Collaborating with Industry leaders
Cloudflare is in a unique position to have a sizable portion of the Internet proxied behind us. As a result, we are able to see trends in the way bots access web resources. That visibility allows us to be proactive about signaling which crawls are required vs. not. We are excited to work with partners to make these insights useful to our customers. Search engines are key constituents in this equation. We are happy to collaborate and share this vision of a more efficient Internet with Microsoft Bing, and Yandex. We have been testing our interaction via IndexNow with Bing and Yandex for months with some early successes.
This is just the beginning. Crawler Hints is a continuous process that will require working with more and more partners to improve Internet efficiency more generally. While this may take time and participation from other key parts of the industry, we are open to collaborate with any interested participant who relies on crawling to power user experiences.
“The cache data from CDNs is a really valuable signal for content freshness.
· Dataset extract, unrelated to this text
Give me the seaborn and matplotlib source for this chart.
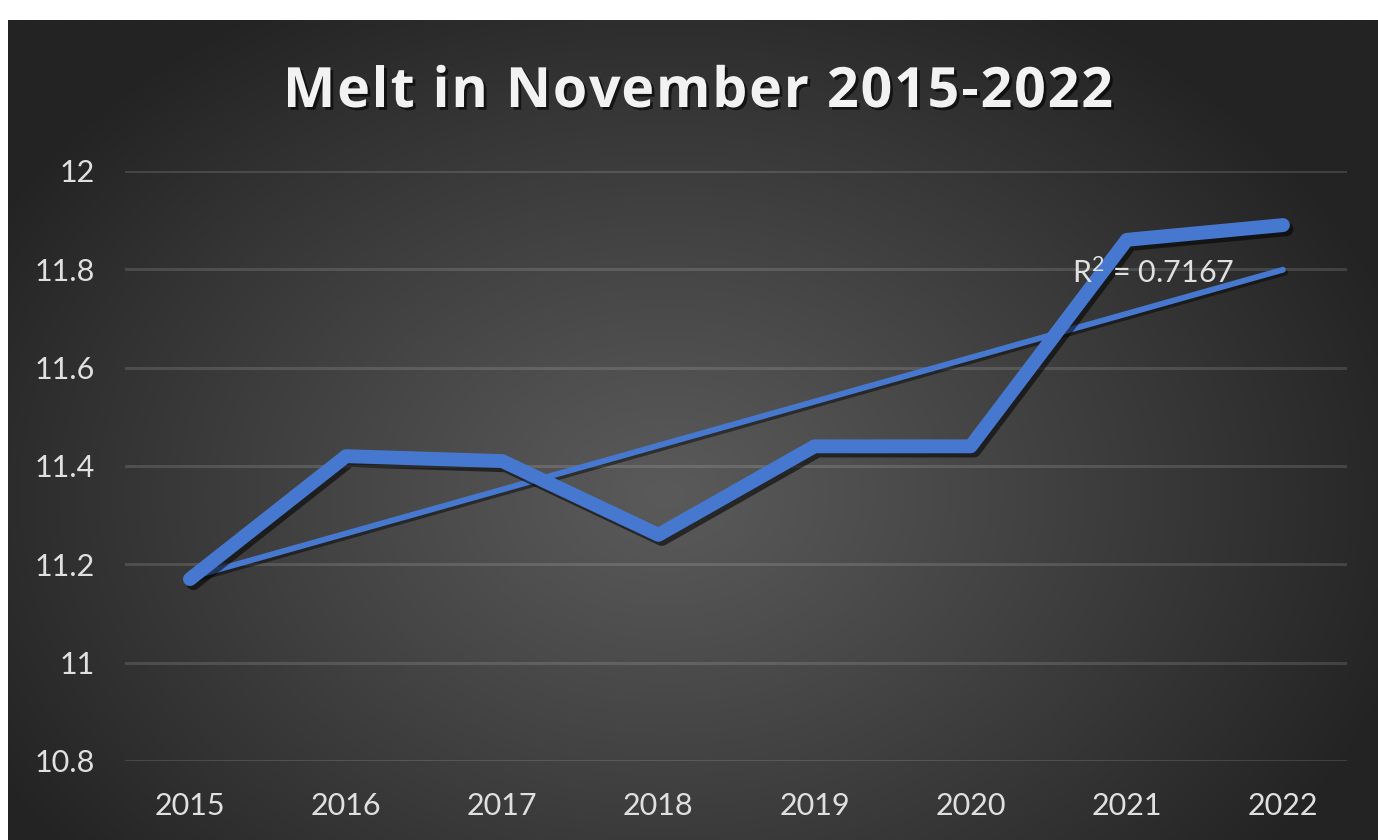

Cloudflare, as one of the top CDNs, is key in the adoption of IndexNow to become an industry-wide standard with a large portion of the internet actually using it. Cloudflare has built a really easy 1-click button for their users to start using it right away. Cloudflare’s mission of helping build a better Internet resonates well with why I started IndexNow i.e. to build a more efficient and effective Search.”
– Fabrice Canel, Principal Program Manager
– Maxim Zagrebin, Head of Yandex Search
– Gabriel Weinberg, CEO and Founder
How do Cloudflare customers benefit?
Crawler Hints doesn’t just benefit search engines. For our customers and origin owners, Crawler Hints will ensure that search engines and other bot-powered experiences will always have the freshest version of your content, translating into happier users and ultimately influencing search rankings. Crawler Hints will also mean less traffic hitting your origin, improving resource consumption. Moreover, your site performance will be improved as well: your human customers will not be competing with bots!
And for Internet users? When you interact with bot-fed experiences — which we all do every day, whether we realize it or not, like search engines or pricing tools — these will now deliver more useful results from crawled data, because Cloudflare has signaled to the owners of the bots the moment they need to update their results.
How can I enable Crawler Hints for my website?
Crawler Hints is free to use for all Cloudflare customers and promises to revolutionize web efficiency. If you’d like to see how Crawler Hints can benefit how your website is indexed by the worlds biggest search engines, please feel free to opt-into the service:
Once you’ve enabled it, we will begin sending hints to search engines about when they should crawl particular parts of your website. Crawler Hints holds tremendous promise to improve the efficiency of the Internet.
We’re thrilled to collaborate with industry leaders Microsoft Bing, and Yandex to bring IndexNow to Crawler Hints, and to bring Crawler Hints to a wide audience in general availability. We look forward to working with additional companies who run crawlers to help make this process more efficient for the whole Internet.